В начале июня, когда развернулись эти события, было уже ясно, куда клонится церковная политика властей. Поддерживать Тихона в эти дни означало открыто заявить о своем несогласии с теми, кто держал Патриарха в Донском монастыре в качестве подследственного. Двадцать третьего мая 1923 года (в ГПУ все было расписано как по нотам) Тихона увезли на Лубянку. Этим актом было окончательно указано на то, что Патриарх - государственный преступник.

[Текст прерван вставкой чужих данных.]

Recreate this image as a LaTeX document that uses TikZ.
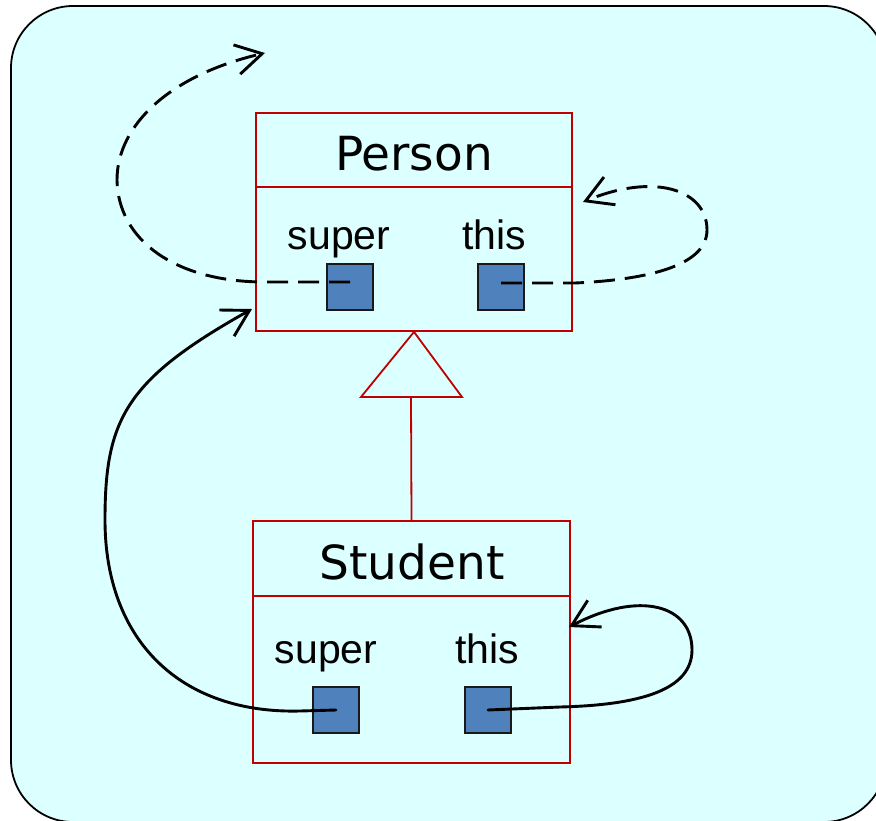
\documentclass[tikz,border=0pt]{standalone}
\usepackage{fontspec}
\setmainfont{Liberation Sans}
\newfontfamily\titlefont{DejaVu Sans}
\usetikzlibrary{arrows.meta,calc}

\definecolor{panelfill}{HTML}{DCFFFF}
\definecolor{umlred}{HTML}{C00000}
\definecolor{slotblue}{HTML}{4F81BD}

\tikzset{
  classbox/.style={draw=umlred, line width=1.8pt, rectangle, inner sep=0pt},
  titletext/.style={anchor=base, inner sep=0pt, font=\titlefont\fontsize{47}{50}\selectfont},
  fieldtext/.style={anchor=base, inner sep=0pt, font=\fontsize{41}{44}\selectfont},
  slot/.style={draw=black!90, line width=1.5pt, fill=slotblue, minimum size=46pt, inner sep=0pt},
  ref/.style={line width=2.9pt, line cap=round,
    -{Straight Barb[length=26pt, width=30pt, line width=2.9pt]}},
  refdash/.style={ref, line cap=butt, dash pattern=on 21pt off 10pt},
}

\begin{document}
\begin{tikzpicture}[x=1pt, y=-1pt]
  \useasboundingbox (0,0) rectangle (876,820);

  % background panel, running off the right and bottom edges
  \begin{scope}
    \clip (0,0) rectangle (876,820);
    \draw[fill=panelfill, line width=1.8pt, rounded corners=62pt]
      (11,6) rectangle (886,822);
  \end{scope}

  % Person class
  \node[classbox, minimum width=316pt, minimum height=218pt] (person) at (414,222) {};
  \draw[umlred, line width=1.8pt] ([yshift=-75pt]person.north west) -- ([yshift=-75pt]person.north east);
  \node[titletext] (ptitle) at (414,170) {Person};
  \node[fieldtext] (psuperlbl) at (339,249) {super};
  \node[fieldtext] (pthislbl) at (494,249) {this};
  \node[slot] (psuper) at (350,287) {};
  \node[slot] (pthis) at (501,287) {};

  % Student class
  \node[classbox, minimum width=317pt, minimum height=242pt] (student) at (411.5,642) {};
  \draw[umlred, line width=1.8pt] ([yshift=-76pt]student.north west) -- ([yshift=-76pt]student.north east);
  \node[titletext] (stitle) at (412,579) {Student};
  \node[fieldtext] (ssuperlbl) at (326,663) {super};
  \node[fieldtext] (sthislbl) at (487,663) {this};
  \node[slot] (ssuper) at (336,710) {};
  \node[slot] (sthis) at (488,710) {};

  % generalisation arrow: Student -> Person
  \coordinate (tribase) at (411,397);
  \draw[umlred, line width=1.8pt, line join=miter]
    (person.south) -- (tribase -| 462,0) -- (tribase -| 361,0) -- cycle;
  \draw[umlred, line width=1.8pt] (tribase) -- (student.north);

  % arrow end points
  \coordinate (ptop) at (265,53);
  \coordinate (pright) at (583,202);
  \coordinate (pleft) at (252,309);
  \coordinate (sright) at (569,627);

  % Person: super (dashed, leads out of the class)
  \draw[refdash] ([yshift=5pt]psuper.center) -- (265,282)
    .. controls (175,282) and (118,240) .. (117,180)
    .. controls (117,125) and (170,75) .. (ptop);

  % Person: this (dashed, loops back to Person)
  \draw[refdash] ([yshift=4pt]pthis.center) -- (575,283)
    .. controls (640,280) and (707,268) .. (707,230)
    .. controls (707,190) and (655,172) .. (pright);

  % Student: super (refers to Person)
  \draw[ref] (ssuper.center) -- (300,711)
    .. controls (180,714) and (105,640) .. (105,520)
    .. controls (105,420) and (125,380) .. (pleft);

  % Student: this (loops back to Student)
  \draw[ref] (sthis.center) -- (560,707)
    .. controls (640,705) and (692,690) .. (692,650)
    .. controls (692,605) and (640,590) .. (sright);
\end{tikzpicture}
\end{document}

Недавний суд над главой католической церкви в России, кардиналом Циплаком, и его каноником, который закончился расстрелом одного и тюремным заключением для другого, не предвещал Патриарху ничего хорошего.
Арест Святейшего обновленцы приняли за свою окончательную победу. "Тихоновские" епархии сдавались по всей Руси без боя. И только в Ташкенте арест Патриарха наткнулся на сопротивление, которого не ожидали ни ГПУ, ни "живоцерковники". В городе, где вчера еще не существовало никакой церковной власти, а деморализованные священники со страхом ожидали приезда обновленского епископа, объявился вдруг местный епископ, сторонник Патриарха.
Случилось это так: незадолго до бегства Владыки Иннокентия в Ташкент перевели из Ашхабада ссыльного Уфимского Владыку Андрея Ухтомского. Личность эта была незаурядная. Ухтомский еще до революции отличался либеральными взглядами, а в 1918 году выступил с призывом произвести в Православной церкви радикальные реформы. Благодаря своей левизне Ухтомский Владыка заслужил в церковной среде презрительное прозвище "большевик". Но в 1922 году его левый радикализм не имел никакой цены. От епископов требовалась лишь безоговорочная капитуляция перед "живоцерковниками". Ухтомский был слишком порядочен, чтобы признать доносчиков-обновленцев представителями всей верующей России. И - оказался в ссылке. В Ташкенте его крупную, даже величественную фигуру сразу заметили и друзья, и враги. Интеллигент, простой в обращении и твердый в принципах, епископ Андрей даже в изгнании сумел послужить опорой разгоняемой церкви: незадолго до ссылки, находясь в Москве, он получил от Патриарха право возводить в сан новых епископов. В трудных обстоятельствах живоцерковной атаки право это очень пригодилось.
"Приехав в Ташкент,- пишет Войно-Ясенецкий,- Преосвященный Андрей одобрил избрание меня кандидатом во епископа Собором Туркестанского духовенства и тайно постриг меня в монахи... Он говорил, что хотел мне дать имя Целителя Пантелеймона, но когда побывал на литургии, совершенной мной, и услышал мою проповедь, то нашел, что мне гораздо более подходит имя Апостола, Евангелиста, врача и художника Луки".
В том, что умный епископ Андрей остановил свой взгляд на профессоре-священнике, нет ничего странного: едва ли во всей Средней Азии нашлась тогда фигура более подходящая для открытого ратоборства с "живоцерковниками". Но понимал ли сам о. Валентин (Владыка Лука), что означал для него этот выбор?
Приняв обет монашества (это было необходимой ступенью к возведению в сан епископа) сорокашестилетний Войно-Ясенецкий навсегда отрезал себе доступ к земным радостям. Такой удел многим представлялся дикостью, но в конечном счете монашество касалось только его самого. Однако следующий шаг - принятие епископской митры - почти наверняка вел к аресту и ссылке. Отец Лука был одновременно отцом четырех детей. Ему напоминали об этом друзья, и сотрудники, и близкие. "Однажды ночью, когда я лежал в своей кровати (она находилась в кабинете отца),- вспоминает средний сын Войно-Ясенецкого Алексей,- пришла Софья Сергеевна. Думая, что я сплю, она стала со слезами в голосе упрашивать отца не идти в монахи ради нас - детей. Но отец остался непреклонным".
Войно-Ясенецкий не сделал никакой попытки объяснить современникам причину своего решения (в "Мемуарах" мы находим только факты, без комментариев). Очевидно, сделанный выбор Валентин-Лука считал вполне естественным, более того - единственно возможным при данных обстоятельствах. Между тем даже с точки зрения канонической церковной нравственности он мог бы избрать для себя иной (вполне достойный!) метод поведения.